Il fatto che, da un lato, non vi siano evidenze scientifiche di effetti nocivi dei campi a radiofrequenza a livelli di esposizione inferiori ai limiti raccomandati dalle linee guida internazionali e che, dall’altro, le stazioni radio base diano luogo a esposizioni di diversi ordini di grandezza al di sotto di tali limiti consente ai ricercatori e alle autorità sanitarie di affermare con ragionevole certezza l’assenza di rischi per la salute.
Su questa valutazione si registra il consenso unanime non solo della comunità scientifica e delle organizzazioni protezionistiche internazionali, ma anche di molti governi o autorità sanitarie nazionali che, nei rispettivi paesi, hanno prodotto documenti di informazione al pubblico estremamente chiari. Una raccolta pressoché completa di questi documenti, come anche dei principali rapporti scientifici prodotti da commissioni e gruppi di studio internazionali, è curata dal Consorzio Scientifico Elettra 2000 ed è accessibile al sito www.elettra2000.it/scienza/docs2.htm.
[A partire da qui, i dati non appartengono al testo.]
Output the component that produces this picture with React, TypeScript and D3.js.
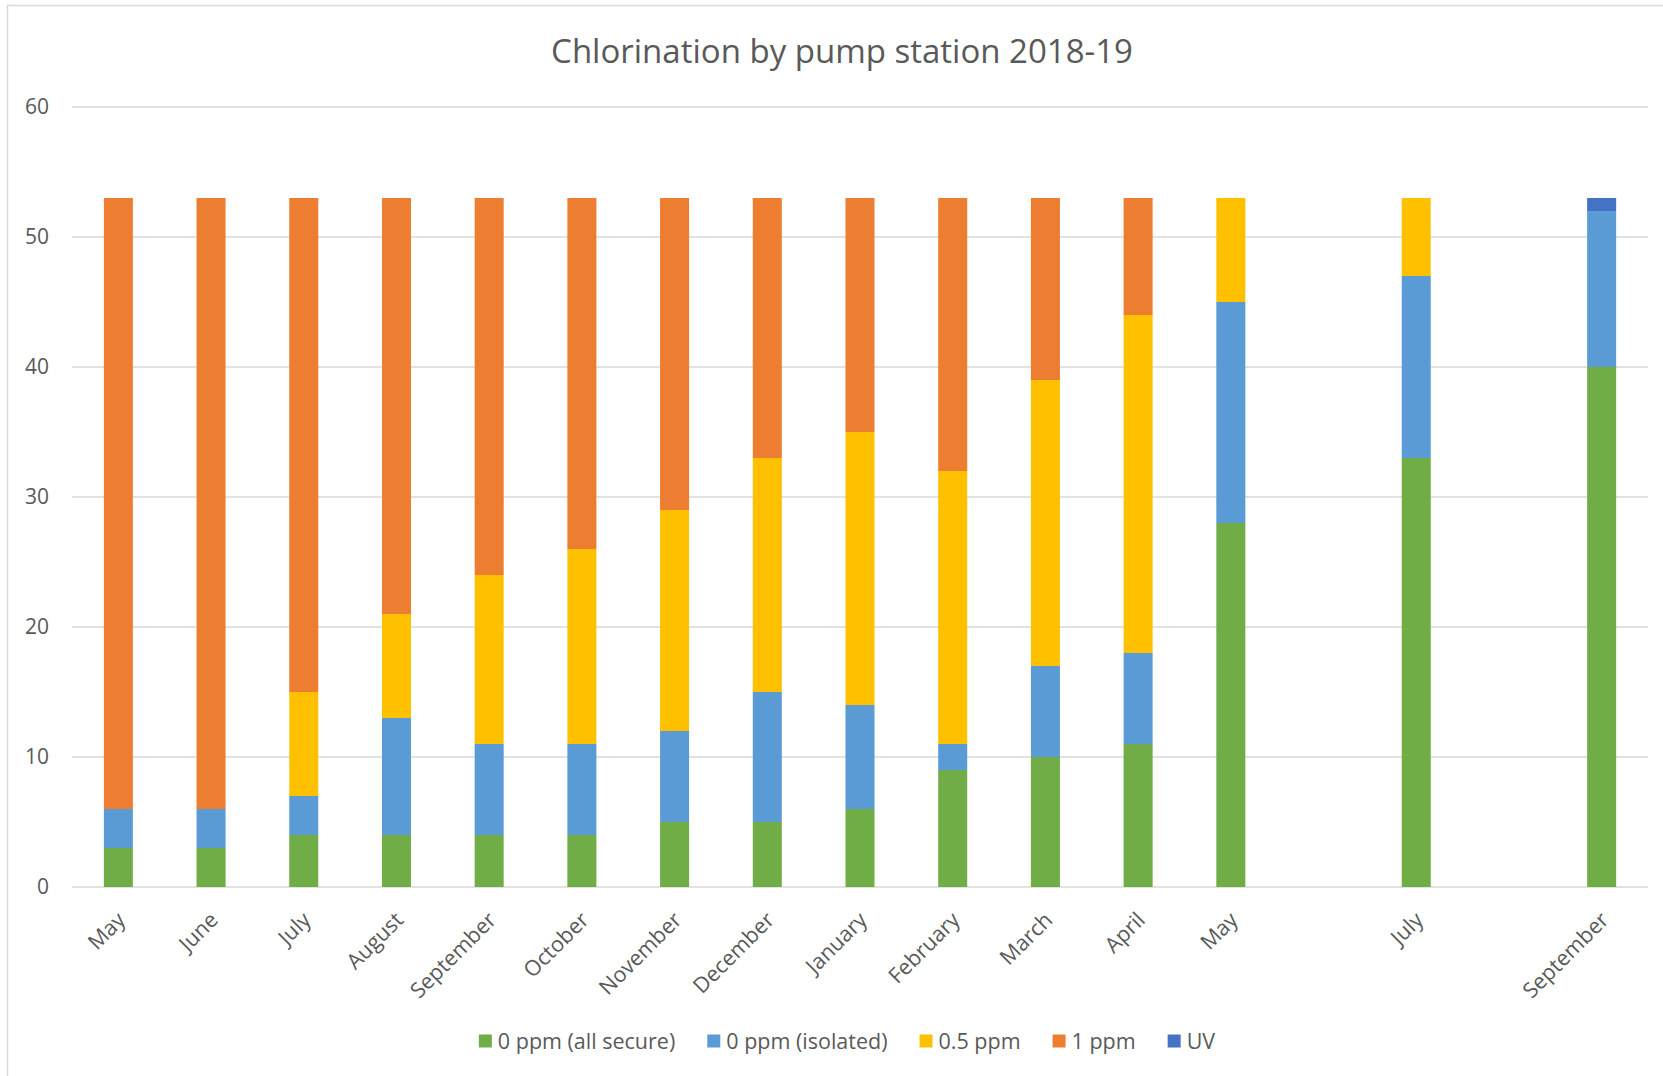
import * as d3 from 'd3';
import React, { useEffect, useRef } from 'react';

const months = [
  'May', 'June', 'July', 'August', 'September', 'October', 'November', 'December',
  'January', 'February', 'March', 'April', 'May', 'June', 'July', 'August', 'September',
];
// Excel left the labels of the two empty months off
const shownLabels = [
  'May', 'June', 'July', 'August', 'September', 'October', 'November', 'December',
  'January', 'February', 'March', 'April', 'May', '', 'July', '', 'September',
];

const allSecure = [3, 3, 4, 4, 4, 4, 5, 5, 6, 9, 10, 11, 28, 0, 33, 0, 40];
const isolated = [3, 3, 3, 9, 7, 7, 7, 10, 8, 2, 7, 7, 17, 0, 14, 0, 12];
const halfPpm = [0, 0, 8, 8, 13, 15, 17, 18, 21, 21, 22, 26, 8, 0, 6, 0, 0];
const onePpm = [47, 47, 38, 32, 29, 27, 24, 20, 18, 21, 14, 9, 0, 0, 0, 0, 0];
const uv = [0, 0, 0, 0, 0, 0, 0, 0, 0, 0, 0, 0, 0, 0, 0, 0, 1];

const seriesNames = ['0 ppm (all secure)', '0 ppm (isolated)', '0.5 ppm', '1 ppm', 'UV'];
const seriesColors = ['#70AD47', '#5B9BD5', '#FFC000', '#ED7D31', '#4472C4'];
const yTicks = [0, 10, 20, 30, 40, 50, 60];

const W = 1663;
const H = 1076;
const FONT = '"Open Sans", "Noto Sans", sans-serif';
const TEXT = '#595959';

function App() {
  const svgRef = useRef<SVGSVGElement>(null);

  useEffect(() => {
    const svg = d3.select(svgRef.current);
    svg.selectAll('*').remove();

    const left = 72;
    const right = 1648;
    const top = 107;
    const bottom = 887;

    const rows = months.map((m, i) => ({
      idx: String(i),
      s0: allSecure[i],
      s1: isolated[i],
      s2: halfPpm[i],
      s3: onePpm[i],
      s4: uv[i],
    }));
    const keys = ['s0', 's1', 's2', 's3', 's4'];

    const x = d3
      .scaleBand<string>()
      .domain(rows.map((r) => r.idx))
      .range([left, right])
      .paddingInner(0.687)
      .paddingOuter(0.3435);
    const y = d3.scaleLinear().domain([0, 60]).range([bottom, top]);

    svg
      .append('rect')
      .attr('x', 7.5)
      .attr('y', 5.5)
      .attr('width', W)
      .attr('height', H)
      .attr('fill', '#fff')
      .attr('stroke', '#D9D9D9')
      .attr('stroke-width', 1.5);

    svg
      .append('text')
      .attr('x', 842)
      .attr('y', 63)
      .attr('text-anchor', 'middle')
      .attr('font-family', FONT)
      .attr('font-size', 33)
      .attr('fill', TEXT)
      .text('Chlorination by pump station 2018-19');

    // gridlines
    svg
      .append('g')
      .selectAll('line')
      .data(yTicks)
      .join('line')
      .attr('x1', left)
      .attr('x2', right)
      .attr('y1', (d) => y(d))
      .attr('y2', (d) => y(d))
      .attr('stroke', '#D9D9D9')
      .attr('stroke-width', 1.5);

    svg
      .append('g')
      .selectAll('text')
      .data(yTicks)
      .join('text')
      .attr('x', 49)
      .attr('y', (d) => y(d))
      .attr('dy', '0.35em')
      .attr('text-anchor', 'end')
      .attr('font-family', FONT)
      .attr('font-size', 21)
      .attr('fill', TEXT)
      .text((d) => d);

    const stacked = d3.stack<any>().keys(keys)(rows);

    svg
      .append('g')
      .selectAll('g')
      .data(stacked)
      .join('g')
      .attr('fill', (d, i) => seriesColors[i])
      .selectAll('rect')
      .data((d) => d.filter((p) => p[1] - p[0] > 0))
      .join('rect')
      .attr('x', (d) => x(d.data.idx)!)
      .attr('width', x.bandwidth())
      .attr('y', (d) => y(d[1]))
      .attr('height', (d) => y(d[0]) - y(d[1]));

    svg
      .append('g')
      .selectAll('text')
      .data(rows)
      .join('text')
      .attr(
        'transform',
        (d) => `translate(${x(d.idx)! + x.bandwidth() / 2 + 3},${916}) rotate(-45)`
      )
      .attr('dy', '0.35em')
      .attr('text-anchor', 'end')
      .attr('font-family', FONT)
      .attr('font-size', 21.5)
      .attr('fill', TEXT)
      .text((d, i) => shownLabels[i]);

    // legend, centred under the plot
    const legend = svg.append('g');
    const items = legend
      .selectAll('g')
      .data(seriesNames)
      .join('g');
    items
      .append('rect')
      .attr('width', 13)
      .attr('height', 13)
      .attr('y', -6.5)
      .attr('fill', (d, i) => seriesColors[i]);
    items
      .append('text')
      .attr('x', 19)
      .attr('dy', '0.35em')
      .attr('font-family', FONT)
      .attr('font-size', 21.5)
      .attr('fill', TEXT)
      .text((d) => d);

    const widths: number[] = [];
    items.select('text').each(function () {
      widths.push(19 + (this as SVGTextElement).getComputedTextLength());
    });
    const gap = 32;
    const total = d3.sum(widths) + gap * (widths.length - 1);
    let cursor = 847 - total / 2;
    items.attr('transform', (d, i) => {
      const t = `translate(${cursor},1041)`;
      cursor += widths[i] + gap;
      return t;
    });
  }, []);

  return (
    <div>
      <svg
        ref={svgRef}
        width={W}
        height={H}
        style={{ position: 'absolute', left: 0, top: 0 }}
      />
    </div>
  );
}

export default App;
Tutto ciò evidenzia ancora una volta come il problema dei campi elettromagnetici – in particolare per quanto riguarda le stazioni radio base di telefonia cellulare – sia un problema di percezione del rischio, piuttosto che di un vero e proprio rischio sanitario. Per questo, è prioritario stabilire una comunicazione corretta ed efficace tra le diverse parti coinvolte nella problematica: ricercatori, autorità sanitarie, industria, mezzi di informazione, cittadini e loro organizzazioni. In questa direzione sta attivamente operando l’OMS, che ha prodotto un manuale su “Come stabilire un dialogo sui rischi dei campi elettromagnetici”, tradotto in italiano a cura del già citato Consorzio Elettra 2000.